• **Directive**
The data below should be restated word for word, with every picture omitted.

start Supplied information

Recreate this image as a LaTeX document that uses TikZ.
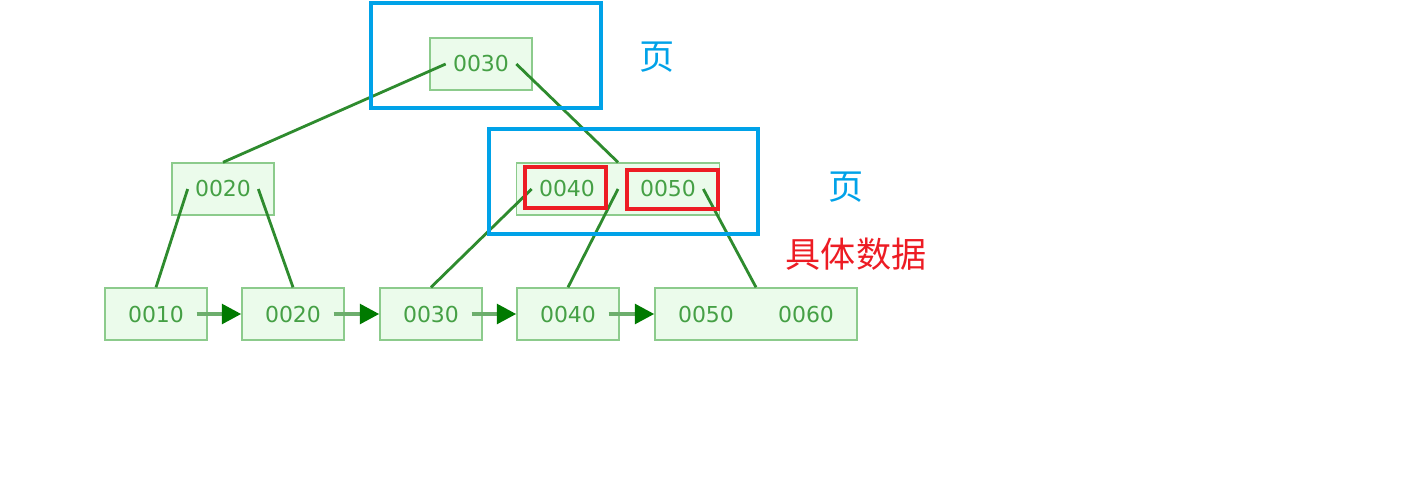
\documentclass[tikz,border=0pt]{standalone}
\usepackage{fontspec}
\setmainfont{DejaVu Sans}
\newfontfamily\cjk{Noto Sans CJK SC}
\usepackage{xcolor}
\usetikzlibrary{positioning, arrows.meta}

\definecolor{boxfill}{HTML}{EBFBEB}
\definecolor{boxline}{HTML}{8CCB8C}
\definecolor{keytext}{HTML}{45A045}
\definecolor{edgegreen}{HTML}{2E8B2E}
\definecolor{arrowgreen}{HTML}{007A00}
\definecolor{pageblue}{HTML}{00A2E8}
\definecolor{datared}{HTML}{ED1C24}

\begin{document}
\begin{tikzpicture}[
        x=0.02cm, y=-0.02cm,
        page/.style={draw=boxline, line width=0.8pt, fill=boxfill, minimum width=2.04cm, minimum height=1.04cm, inner sep=0pt},
        key/.style={text=keytext, font=\fontsize{12.5}{14}\selectfont, inner sep=4pt},
        edge/.style={-, line width=1.6pt, edgegreen},
        link/.style={-{Triangle[length=11pt, width=11pt, color=arrowgreen, fill=arrowgreen]}, line width=2.4pt, edgegreen!70},
        pagemark/.style={draw=pageblue, line width=2.3pt, inner sep=0pt},
        hit/.style={draw=datared, line width=2pt, inner sep=0pt},
        note/.style={font=\cjk\fontsize{20}{24}\selectfont}
    ]
    \useasboundingbox (0,0) rectangle (1423,477);

    % Root
    \node[page] (root) at (481,64) {};
    \node[key] (r30) at (481,64) {0030};

    % Middle row
    \node[page] (midl) at (223,189) {};
    \node[key] (m20) at (223,189) {0020};
    \node[page, minimum width=4.06cm] (midr) at (618,189) {};
    \node[key] (m40) at (567,189) {0040};
    \node[key] (m50) at (668,189) {0050};

    % Leaf row
    \node[page] (leaf10) at (156,314) {};
    \node[key] (b10) at (156,314) {0010};
    \node[page] (leaf20) at (293,314) {};
    \node[key] (b20) at (293,314) {0020};
    \node[page] (leaf30) at (431,314) {};
    \node[key] (b30) at (431,314) {0030};
    \node[page] (leaf40) at (568,314) {};
    \node[key] (b40) at (568,314) {0040};
    \node[page, minimum width=4.04cm] (leaf50) at (756,314) {};
    \node[key] (b50) at (706,314) {0050};
    \node[key] (b60) at (806,314) {0060};

    % Tree edges
    \draw[edge] (r30.west) -- (midl.north);
    \draw[edge] (r30.east) -- (midr.north);
    \draw[edge] (m20.west) -- (leaf10.north);
    \draw[edge] (m20.east) -- (leaf20.north);
    \draw[edge] (m40.west) -- (leaf30.north);
    \draw[edge] (midr.center) -- (leaf40.north);
    \draw[edge] (m50.east) -- (leaf50.north);

    % Leaf links
    \draw[link] ([xshift=3pt]b10.east) -- (leaf20.west);
    \draw[link] ([xshift=3pt]b20.east) -- (leaf30.west);
    \draw[link] ([xshift=3pt]b30.east) -- (leaf40.west);
    \draw[link] ([xshift=3pt]b40.east) -- (leaf50.west);

    % Page marks
    \node[pagemark, minimum width=4.6cm, minimum height=2.1cm] (page1) at (486,55.5) {};
    \node[pagemark, minimum width=5.38cm, minimum height=2.1cm] (page2) at (623.5,181.5) {};
    \node[hit, minimum width=1.62cm, minimum height=0.82cm] (hit40) at (565.5,187.5) {};
    \node[hit, minimum width=1.82cm, minimum height=0.78cm] (hit50) at (672.5,189.5) {};

    % Labels
    \node[note, text=pageblue] (lab1) at (657,57) {页};
    \node[note, text=pageblue] (lab2) at (846,187) {页};
    \node[note, text=datared] (lab3) at (856,254) {具体数据};

\end{tikzpicture}
\end{document}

end Supplied information

• **Full output**
Recreate this image as a LaTeX document that uses TikZ.
\documentclass[tikz,border=0pt]{standalone}
\usepackage{fontspec}
\setmainfont{DejaVu Sans}
\newfontfamily\cjk{Noto Sans CJK SC}
\usepackage{xcolor}
\usetikzlibrary{positioning, arrows.meta}

\definecolor{boxfill}{HTML}{EBFBEB}
\definecolor{boxline}{HTML}{8CCB8C}
\definecolor{keytext}{HTML}{45A045}
\definecolor{edgegreen}{HTML}{2E8B2E}
\definecolor{arrowgreen}{HTML}{007A00}
\definecolor{pageblue}{HTML}{00A2E8}
\definecolor{datared}{HTML}{ED1C24}

\begin{document}
\begin{tikzpicture}[
        x=0.02cm, y=-0.02cm,
        page/.style={draw=boxline, line width=0.8pt, fill=boxfill, minimum width=2.04cm, minimum height=1.04cm, inner sep=0pt},
        key/.style={text=keytext, font=\fontsize{12.5}{14}\selectfont, inner sep=4pt},
        edge/.style={-, line width=1.6pt, edgegreen},
        link/.style={-{Triangle[length=11pt, width=11pt, color=arrowgreen, fill=arrowgreen]}, line width=2.4pt, edgegreen!70},
        pagemark/.style={draw=pageblue, line width=2.3pt, inner sep=0pt},
        hit/.style={draw=datared, line width=2pt, inner sep=0pt},
        note/.style={font=\cjk\fontsize{20}{24}\selectfont}
    ]
    \useasboundingbox (0,0) rectangle (1423,477);

    % Root
    \node[page] (root) at (481,64) {};
    \node[key] (r30) at (481,64) {0030};

    % Middle row
    \node[page] (midl) at (223,189) {};
    \node[key] (m20) at (223,189) {0020};
    \node[page, minimum width=4.06cm] (midr) at (618,189) {};
    \node[key] (m40) at (567,189) {0040};
    \node[key] (m50) at (668,189) {0050};

    % Leaf row
    \node[page] (leaf10) at (156,314) {};
    \node[key] (b10) at (156,314) {0010};
    \node[page] (leaf20) at (293,314) {};
    \node[key] (b20) at (293,314) {0020};
    \node[page] (leaf30) at (431,314) {};
    \node[key] (b30) at (431,314) {0030};
    \node[page] (leaf40) at (568,314) {};
    \node[key] (b40) at (568,314) {0040};
    \node[page, minimum width=4.04cm] (leaf50) at (756,314) {};
    \node[key] (b50) at (706,314) {0050};
    \node[key] (b60) at (806,314) {0060};

    % Tree edges
    \draw[edge] (r30.west) -- (midl.north);
    \draw[edge] (r30.east) -- (midr.north);
    \draw[edge] (m20.west) -- (leaf10.north);
    \draw[edge] (m20.east) -- (leaf20.north);
    \draw[edge] (m40.west) -- (leaf30.north);
    \draw[edge] (midr.center) -- (leaf40.north);
    \draw[edge] (m50.east) -- (leaf50.north);

    % Leaf links
    \draw[link] ([xshift=3pt]b10.east) -- (leaf20.west);
    \draw[link] ([xshift=3pt]b20.east) -- (leaf30.west);
    \draw[link] ([xshift=3pt]b30.east) -- (leaf40.west);
    \draw[link] ([xshift=3pt]b40.east) -- (leaf50.west);

    % Page marks
    \node[pagemark, minimum width=4.6cm, minimum height=2.1cm] (page1) at (486,55.5) {};
    \node[pagemark, minimum width=5.38cm, minimum height=2.1cm] (page2) at (623.5,181.5) {};
    \node[hit, minimum width=1.62cm, minimum height=0.82cm] (hit40) at (565.5,187.5) {};
    \node[hit, minimum width=1.82cm, minimum height=0.78cm] (hit50) at (672.5,189.5) {};

    % Labels
    \node[note, text=pageblue] (lab1) at (657,57) {页};
    \node[note, text=pageblue] (lab2) at (846,187) {页};
    \node[note, text=datared] (lab3) at (856,254) {具体数据};

\end{tikzpicture}
\end{document}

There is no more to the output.